Copy, from the entries below, each line where the word "matches" can be found.

-- start --

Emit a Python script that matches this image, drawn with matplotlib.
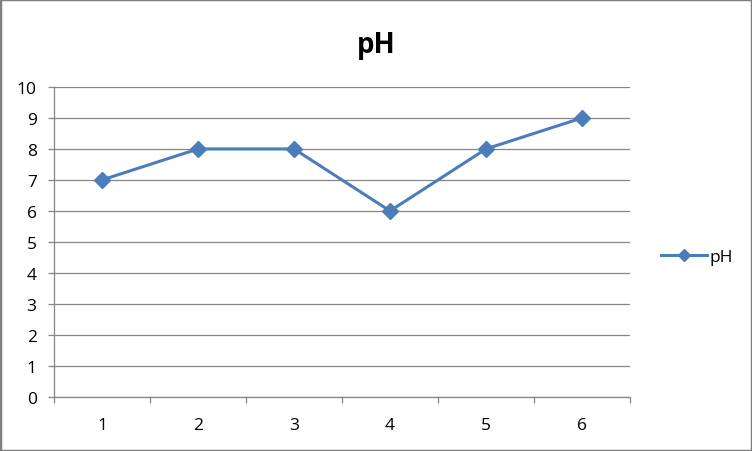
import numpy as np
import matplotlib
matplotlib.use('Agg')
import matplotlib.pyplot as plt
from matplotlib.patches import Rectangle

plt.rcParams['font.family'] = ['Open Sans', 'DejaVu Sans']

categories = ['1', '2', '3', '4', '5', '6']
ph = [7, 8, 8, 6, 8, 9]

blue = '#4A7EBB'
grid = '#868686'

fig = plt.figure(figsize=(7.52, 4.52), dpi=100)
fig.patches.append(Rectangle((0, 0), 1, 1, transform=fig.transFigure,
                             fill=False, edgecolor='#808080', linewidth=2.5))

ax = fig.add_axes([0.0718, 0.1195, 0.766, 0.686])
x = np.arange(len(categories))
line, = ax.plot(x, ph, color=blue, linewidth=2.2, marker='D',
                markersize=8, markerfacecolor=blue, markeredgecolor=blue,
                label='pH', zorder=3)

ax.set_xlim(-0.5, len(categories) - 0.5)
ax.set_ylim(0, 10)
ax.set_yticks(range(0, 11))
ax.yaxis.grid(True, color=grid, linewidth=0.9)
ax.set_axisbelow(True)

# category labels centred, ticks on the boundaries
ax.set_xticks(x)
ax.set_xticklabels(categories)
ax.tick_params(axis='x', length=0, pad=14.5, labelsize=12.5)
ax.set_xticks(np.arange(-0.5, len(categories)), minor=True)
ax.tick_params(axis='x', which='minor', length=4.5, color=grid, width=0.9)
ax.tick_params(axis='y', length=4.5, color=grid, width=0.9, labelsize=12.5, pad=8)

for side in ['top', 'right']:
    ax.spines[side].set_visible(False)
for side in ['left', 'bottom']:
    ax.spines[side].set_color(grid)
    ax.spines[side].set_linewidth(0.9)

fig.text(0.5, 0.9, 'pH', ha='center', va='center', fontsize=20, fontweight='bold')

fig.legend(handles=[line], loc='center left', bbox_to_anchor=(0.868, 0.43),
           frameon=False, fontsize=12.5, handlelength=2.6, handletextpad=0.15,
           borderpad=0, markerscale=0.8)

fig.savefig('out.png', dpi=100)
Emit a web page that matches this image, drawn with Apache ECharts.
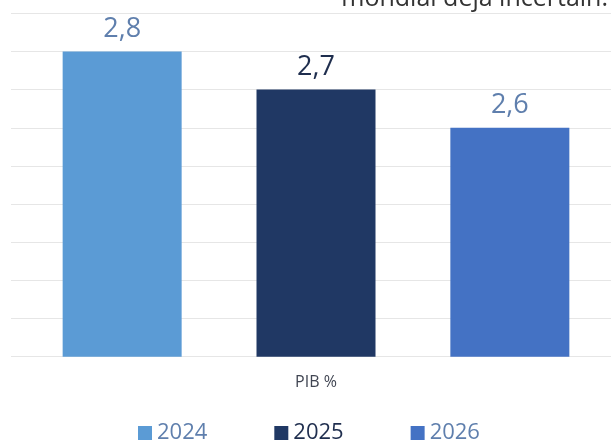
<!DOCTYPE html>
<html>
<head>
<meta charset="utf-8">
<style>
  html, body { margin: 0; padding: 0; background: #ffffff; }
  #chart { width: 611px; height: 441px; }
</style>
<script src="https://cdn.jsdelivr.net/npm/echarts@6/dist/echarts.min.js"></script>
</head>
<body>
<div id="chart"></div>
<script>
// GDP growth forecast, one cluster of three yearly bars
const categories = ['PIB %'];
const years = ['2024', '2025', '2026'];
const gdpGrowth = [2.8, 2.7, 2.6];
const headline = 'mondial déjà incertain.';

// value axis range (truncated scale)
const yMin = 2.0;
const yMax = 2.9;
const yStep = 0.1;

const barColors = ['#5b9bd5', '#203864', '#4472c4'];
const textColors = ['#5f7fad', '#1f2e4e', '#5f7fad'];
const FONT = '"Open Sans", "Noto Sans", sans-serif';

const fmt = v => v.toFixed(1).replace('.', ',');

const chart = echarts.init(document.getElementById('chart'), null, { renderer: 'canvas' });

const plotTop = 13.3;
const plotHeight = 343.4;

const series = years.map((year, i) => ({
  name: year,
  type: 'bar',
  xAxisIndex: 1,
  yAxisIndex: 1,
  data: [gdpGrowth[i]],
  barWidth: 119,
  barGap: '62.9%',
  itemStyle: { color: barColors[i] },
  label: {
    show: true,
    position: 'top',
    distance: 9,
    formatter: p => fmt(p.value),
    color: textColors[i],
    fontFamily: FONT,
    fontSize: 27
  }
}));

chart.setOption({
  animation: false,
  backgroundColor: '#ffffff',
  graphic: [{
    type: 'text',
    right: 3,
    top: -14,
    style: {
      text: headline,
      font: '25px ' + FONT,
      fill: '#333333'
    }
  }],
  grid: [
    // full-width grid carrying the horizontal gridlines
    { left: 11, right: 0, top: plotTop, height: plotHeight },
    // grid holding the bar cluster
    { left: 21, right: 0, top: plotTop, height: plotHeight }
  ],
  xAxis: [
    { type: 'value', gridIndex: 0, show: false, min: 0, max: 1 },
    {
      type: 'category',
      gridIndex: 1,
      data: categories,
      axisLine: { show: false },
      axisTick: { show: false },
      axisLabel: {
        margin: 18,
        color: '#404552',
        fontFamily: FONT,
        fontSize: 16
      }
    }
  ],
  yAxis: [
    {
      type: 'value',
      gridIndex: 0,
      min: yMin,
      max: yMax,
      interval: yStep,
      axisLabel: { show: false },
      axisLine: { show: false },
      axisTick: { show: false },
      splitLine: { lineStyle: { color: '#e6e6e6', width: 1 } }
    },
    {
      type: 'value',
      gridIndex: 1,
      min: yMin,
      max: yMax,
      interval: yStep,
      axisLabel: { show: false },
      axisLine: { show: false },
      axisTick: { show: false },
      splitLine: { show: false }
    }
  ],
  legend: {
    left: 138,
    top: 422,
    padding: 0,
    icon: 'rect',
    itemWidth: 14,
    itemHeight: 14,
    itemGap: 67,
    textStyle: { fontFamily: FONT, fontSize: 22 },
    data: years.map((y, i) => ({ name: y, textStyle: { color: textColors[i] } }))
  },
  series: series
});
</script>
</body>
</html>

-- end --

- Result of the task:
Emit a Python script that matches this image, drawn with matplotlib.
Emit a web page that matches this image, drawn with Apache ECharts.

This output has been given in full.